No general rule can be formulated as to what constitutes indignities in a particular case; such matters depend upon all the circumstances of the particular case and the position in life, character, and disposition of the parties. Boyer v. Boyer, 183 Pa. Superior Ct. 260, 270, 130 A.2d 265. Indignities may consist of vulgarity, unmerited reproach, habitual contumely, studied neglect, intentional incivility, manifest disdain, abusive language, malignant ridicule, and every other plain manifestation of settled hate and estrangement. McAnulty v. McAnulty, 196 Pa. Superior Ct. 534, 537, 175 A.2d 892. Plaintiff's evidence, if believed, clearly established a course of conduct on the part of defendant which manifested settled hate and estrangement and constituted indignities under the divorce law. Cf. Holman v. Holman, 145 Pa. Superior Ct. 555, 21 A.2d 456.

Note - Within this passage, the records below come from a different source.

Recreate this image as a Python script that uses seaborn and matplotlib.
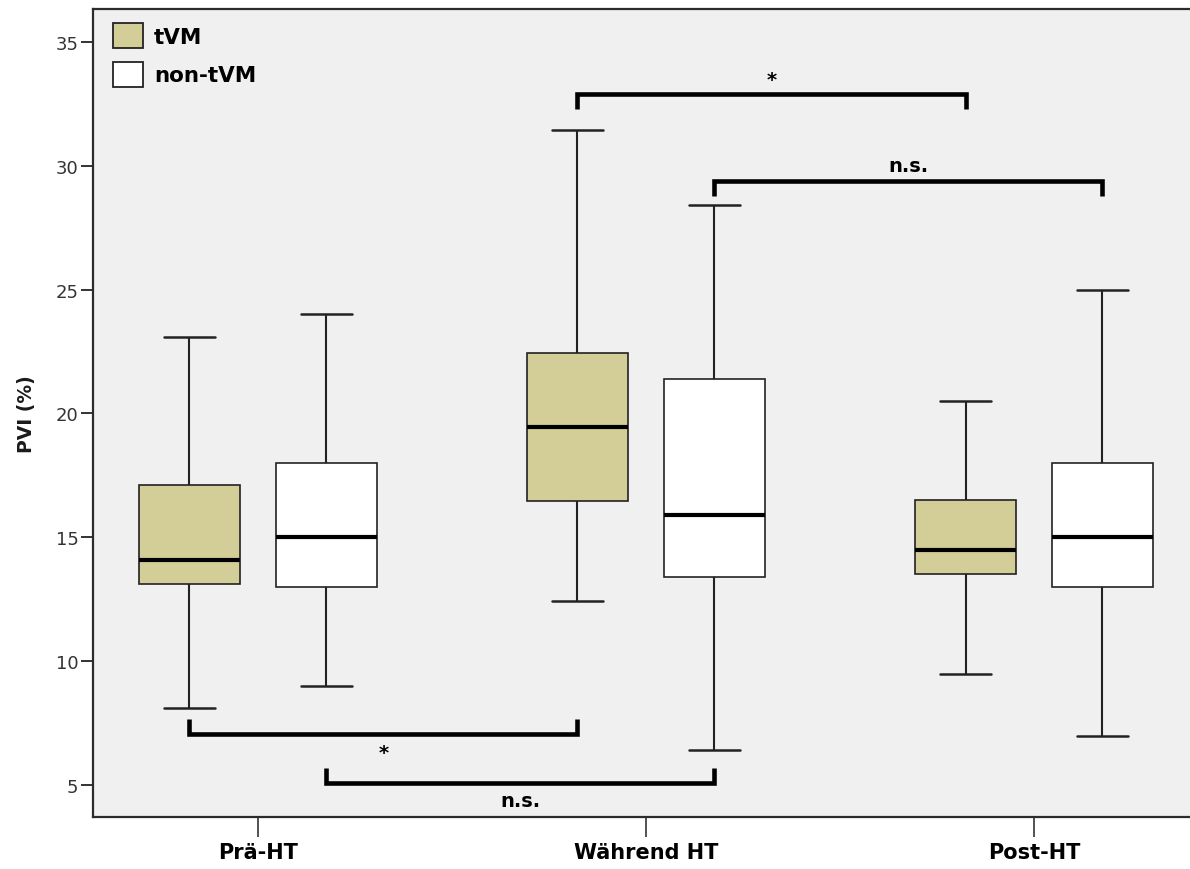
import matplotlib
matplotlib.use("Agg")
import matplotlib.pyplot as plt
from matplotlib.patches import Patch
import seaborn as sns
import pandas as pd

# Five-number summaries (min, Q1, median, Q3, max) of PVI (%) per phase
categories = ["Prä-HT", "Während HT", "Post-HT"]
groups = ["tVM", "non-tVM"]
tvm_summary = [
    [8.1, 13.1, 14.1, 17.1, 23.1],
    [12.45, 16.45, 19.45, 22.45, 31.45],
    [9.5, 13.5, 14.5, 16.5, 20.5],
]
non_tvm_summary = [
    [9.0, 13.0, 15.0, 18.0, 24.0],
    [6.4, 13.4, 15.9, 21.4, 28.4],
    [7.0, 13.0, 15.0, 18.0, 25.0],
]
y_ticks = [5, 10, 15, 20, 25, 30, 35]

# Significance comparisons: (phase A, group A, phase B, group B, label)
comparisons = [
    ("Während HT", "tVM", "Post-HT", "tVM", "*"),
    ("Während HT", "non-tVM", "Post-HT", "non-tVM", "n.s."),
    ("Prä-HT", "tVM", "Während HT", "tVM", "*"),
    ("Prä-HT", "non-tVM", "Während HT", "non-tVM", "n.s."),
]
# bracket level, leg length (signed) and label level for each comparison
bracket_levels = [32.9, 29.4, 7.06, 5.08]
bracket_legs = [-0.62, -0.6, 0.6, 0.62]
label_levels = [33.5, 30.0, 6.3, 4.36]

rows = []
for grp, summaries in zip(groups, [tvm_summary, non_tvm_summary]):
    for cat, vals in zip(categories, summaries):
        for v in vals:
            rows.append({"Phase": cat, "Gruppe": grp, "PVI": v})
df = pd.DataFrame(rows)

sns.set_theme(style="white")
plt.rcParams["font.family"] = ["DejaVu Sans"]

fig = plt.figure(figsize=(11.9, 8.7), dpi=100)
fig.patch.set_facecolor("white")
ax = fig.add_axes([93 / 1190, 1 - 818 / 870, 1 - 93 / 1190, (818 - 9.5) / 870])
ax.set_facecolor("#f0f0f0")

box_color = "#d3ce98"
edge = "#222222"
total_width = 0.706
sns.boxplot(
    data=df, x="Phase", y="PVI", hue="Gruppe", order=categories,
    hue_order=groups, palette={"tVM": box_color, "non-tVM": "white"},
    saturation=1, whis=(0, 100), width=total_width, gap=0.264,
    linecolor=edge, linewidth=1.2, showfliers=False, legend=False,
    medianprops=dict(color="black", linewidth=3.0),
    whiskerprops=dict(linewidth=1.5),
    capprops=dict(linewidth=1.8),
    ax=ax,
)

ax.set_xlim(-0.425, 2.402)
ax.set_ylim(3.71, 36.35)
ax.set_yticks(y_ticks)
ax.set_yticklabels([str(t) for t in y_ticks], fontsize=13, color="#333333")
ax.set_xticks(range(len(categories)))
ax.set_xticklabels(categories, fontsize=15, fontweight="bold", color="black")
ax.tick_params(axis="y", length=9, width=1.4, color="#333333", pad=1.5, left=True)
ax.tick_params(axis="x", length=14.5, width=1.2, color="#333333", pad=3.5, bottom=True)

ax.set_xlabel("")
ax.set_ylabel("PVI (%)", fontsize=13.5, fontweight="bold", color="#1a1a1a")
ax.yaxis.set_label_coords(-0.052, 0.5)

for side in ["left", "bottom", "top"]:
    ax.spines[side].set_visible(True)
    ax.spines[side].set_color("#2b2b2b")
    ax.spines[side].set_linewidth(1.6)
ax.spines["right"].set_visible(False)

# significance brackets
half = total_width / 4
offset = {"tVM": -half, "non-tVM": half}
for (ca, ga, cb, gb, lab), lvl, leg, ly in zip(comparisons, bracket_levels,
                                               bracket_legs, label_levels):
    xa = categories.index(ca) + offset[ga]
    xb = categories.index(cb) + offset[gb]
    ax.plot([xa, xa, xb, xb], [lvl + leg, lvl, lvl, lvl + leg],
            color="black", linewidth=3.3, solid_joinstyle="miter",
            solid_capstyle="butt", zorder=5)
    ax.text((xa + xb) / 2, ly, lab, ha="center", va="center",
            fontsize=14, fontweight="bold", color="black")

handles = [Patch(facecolor=box_color, edgecolor=edge, linewidth=1.3, label="tVM"),
           Patch(facecolor="white", edgecolor=edge, linewidth=1.3, label="non-tVM")]
leg = ax.legend(handles=handles, loc="upper left", frameon=False,
                bbox_to_anchor=(20 / 1097, 1 - 14.5 / 808.5),
                prop={"weight": "bold", "size": 15.5},
                handlelength=1.4, handleheight=1.42, labelspacing=0.63,
                handletextpad=0.5, borderpad=0, borderaxespad=0)
for t in leg.get_texts():
    t.set_color("black")

fig.savefig("out.png", dpi=100, facecolor="white")
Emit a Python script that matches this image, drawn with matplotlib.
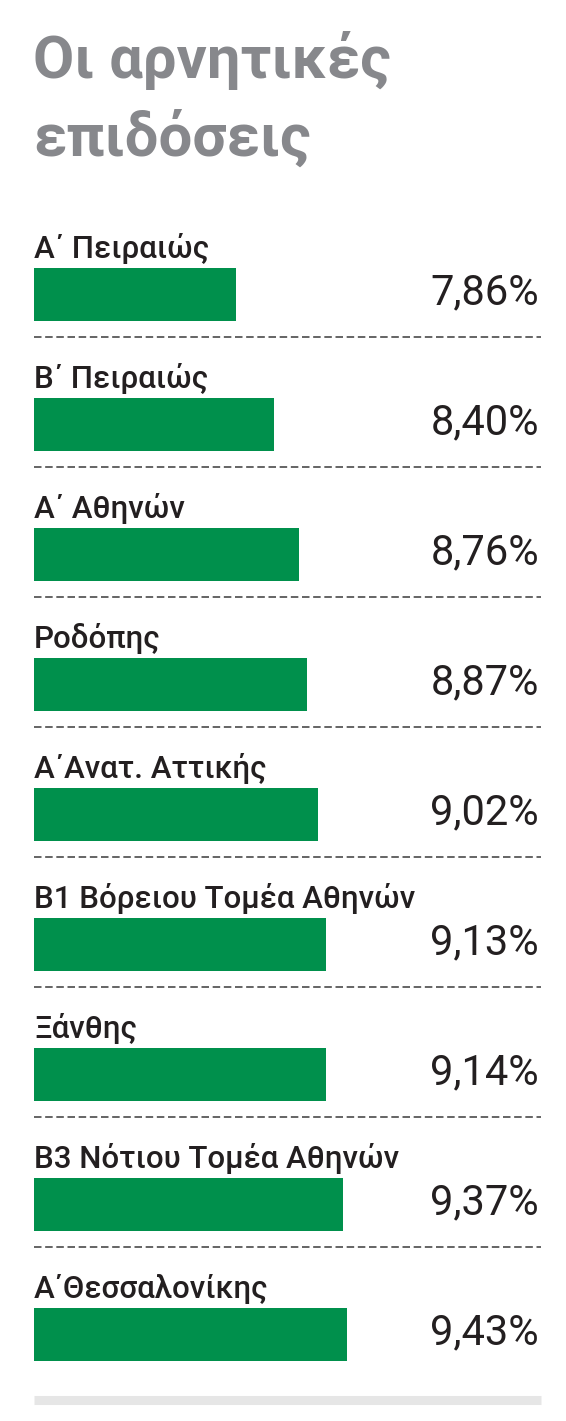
import matplotlib
matplotlib.use("Agg")
import matplotlib.pyplot as plt
import matplotlib.transforms as mtransforms

title_lines = ["Οι αρνητικές", "επιδόσεις"]
districts = ["Α΄ Πειραιώς", "Β΄ Πειραιώς", "Α΄ Αθηνών", "Ροδόπης",
             "Α΄Ανατ. Αττικής", "Β1 Βόρειου Τομέα Αθηνών", "Ξάνθης",
             "Β3 Νότιου Τομέα Αθηνών", "Α΄Θεσσαλονίκης"]
values = [7.86, 8.40, 8.76, 8.87, 9.02, 9.13, 9.14, 9.37, 9.43]
value_labels = ["7,86%", "8,40%", "8,76%", "8,87%", "9,02%", "9,13%",
                "9,14%", "9,37%", "9,43%"]

W, H = 566, 1421
fig = plt.figure(figsize=(W / 100, H / 100), dpi=100)
fig.patch.set_facecolor("white")

# title
title_color = "#87888c"
fig.text(33 / W, 1 - 78 / H, title_lines[0], fontsize=43, fontweight="bold",
         family="Roboto", color=title_color, va="baseline", ha="left")
fig.text(33 / W, 1 - 156 / H, title_lines[1], fontsize=43, fontweight="bold",
         family="Roboto", color=title_color, va="baseline", ha="left")

# rows axis: row i centre at 294.5 + 130*i px from top
pitch = 130.0
c0 = 294.5
top_row, bot_row = -0.8, 8.65
top_px = c0 + pitch * top_row
bot_px = c0 + pitch * bot_row
left_px, right_px = 34, 541
ax = fig.add_axes([left_px / W, 1 - bot_px / H, (right_px - left_px) / W,
                   (bot_px - top_px) / H])
ax.set_ylim(bot_row, top_row)
base = 5.0
ax.set_xlim(base, base + (right_px - left_px) / 70.6)
ax.axis("off")

rows = list(range(len(values)))
ax.barh(rows, [v - base for v in values], left=base, height=53 / pitch,
        color="#00904c", edgecolor="none")

blend = mtransforms.blended_transform_factory(ax.transAxes, ax.transData)
for i, (name, lab) in enumerate(zip(districts, value_labels)):
    ax.text(0, i - (c0 - 258) / pitch, name, transform=blend, ha="left",
            va="baseline", fontsize=22.5, fontweight="medium", family="Roboto",
            color="#231f20")
    ax.text(0.996, i + (304 - c0) / pitch, lab, transform=blend, ha="right",
            va="baseline", fontsize=30, fontweight="normal", family="Roboto",
            color="#231f20")
    if i < len(values) - 1:
        ax.plot([0, 1], [i + (337 - c0) / pitch] * 2, transform=blend,
                color="#4a4a4a", lw=1.2, linestyle=(0, (4.5, 2.2)),
                clip_on=False)

ax.plot([0, 1], [8.5, 8.5], transform=blend, color="#e6e6e6", lw=6.5,
        solid_capstyle="butt", clip_on=False)

fig.savefig("out.png", dpi=100)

We have not enumerated in detail the entire record, but we have related sufficient evidence to show defendant's course of conduct.
Plaintiff admitted the use of violent language and profanity on occasion. However, plaintiff's lapses may be regarded as justified by defendant's extreme conduct. The requirement that plaintiff must be the injured and innocent spouse does not mean that he must be completely blameless. Henszey v. Henszey, 195 Pa. Superior Ct. 377, 381, 171 A.2d 837; Rhinehart v. Rhinehart, 197 Pa. Superior Ct. 558, 561, 180 A.2d 82.
The decree of the court below is affirmed.